Tunisie. Aéroport Tunis-Carthage, terrain de jeu des salafistes
La scène serait-elle devenue fatalement ordinaire ? Aéroport Tunis-Carthage, lundi soir peu avant minuit, des centaines de militants salafistes envahissent le hall d’entrée en quelques minutes, entonnant des chants religieux et intimidant passants et touristes débarquant à Tunis.
Des drapeaux noirs bellicistes sont levés par 300 hommes déposés comme à la parade en voiture, habillés en qamis pour certains, tenue afghane et militaire pour d’autres. Une véritable prise d’assaut, sous le regard attentiste des policiers.
Motif ? Deux prédicateurs marocains, Hassan Kettani et Omar Haddouchi, salafistes djihadistes suspectés d’appartenir à Al Qaïda au Maghreb islamique, sont retenus par les autorités tunisiennes à leur arrivée sur le sol tunisien. Ils devaient effectuer une visite ponctuée de prêches dans des mosquées aux quatre coins du pays, à l’instar d’autres radicaux qui les ont précédés depuis la révolution.

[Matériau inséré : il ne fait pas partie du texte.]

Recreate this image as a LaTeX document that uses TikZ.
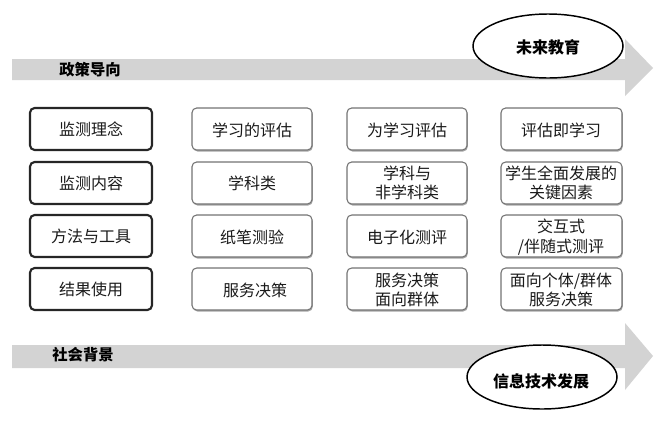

Leurs sympathisants locaux entendaient donc faire pression, via une démonstration de force devenue banale, pour anticiper une éventuelle expulsion.
Qui sont Hassan Kattani et Omar Haddouchi ?
Le 4 février 2012, Hassan Kettani et Omar Haddouchi sont libérés suite à une grâce royale de Mohammed VI, à l’occasion d’une fête religieuse. Ils avaient été condamnés en septembre 2003 respectivement à 25 et 30 ans de prison ferme pour « endoctrinement, association de malfaiteurs et atteinte à la sûreté intérieure de l’Etat », consécutivement aux attentats de mai 2003 à Casablanca qui avaient fait 45 morts. Tous deux sont interdits d’enseignement au Maroc.
Gracié aussi, Mohamed Rafiki (alias Abou Hafs), autre complice, avait écopé quant à lui d’une peine de 20 ans.
Kettani est encore considéré à ce jour comme le chef spirituel du courant salafiste djihadiste marocain. « Idéologue du terrorisme » ? Difficile à prouver répondent ses admirateurs.
Un haut gradé de la police des frontières nous a confirmé dans la matinée que les deux leaders salafistes seront reconduits dans le courant de l’après-midi. Probablement embarrassé d’évoquer une interdiction de territoire datant de l’ère Ben Ali, il se contente de citer « des ordres de sa hiérarchie » en guise d’explication.
Les Tunisiens préfèrent en rire
Le 24 mars dernier, c’était le retour au pays d’un autre islamiste, Tarek Maâroufi, après avoir purgé une peine de 6 ans de prison en Belgique pour son implication dans l’assassinat du commandant Massoud à Panshir en Afghanistan en 2001.
Une scène similaire, quoique plus festive que le sit-in d’hier, avait alors eu lieu sous le regard médusé des utilisateurs du même aéroport.
Des témoins racontent que les passagers d’un vol Madrid-Tunis, arrivés au même moment que la razzia d’hier, pris de panique à la vue de l’agressivité des jeunes salafistes, ont couru dans tous les sens vers la sortie. L’un d’eux trébuche même et chute sur le marbre de l’aérogare.
Désabusés, beaucoup de Tunisiens inquiets de l’image donnée de leur pays à l’approche d’une saison touristique qui s’annonce mouvementée, ont choisi la dérision aujourd’hui pour railler l’incohérence de leur gouvernement. Détournements et humour décalé sont légion sur les réseaux sociaux. « Seule arme pour contrer l’indifférence générale », nous explique un caricaturiste.
Un gouvernement dont le chef affirmait il y a quelques jours qu’il serait ferme contre tout groupe enfreignant la loi, mais que les salafistes (sans les nommer) étaient « des citoyens comme les autres » et qu’ils « ne seront pas jetés en prison ». En attendant, les admirateurs des figures du terrorisme international continuent de tester les limites de la légalité.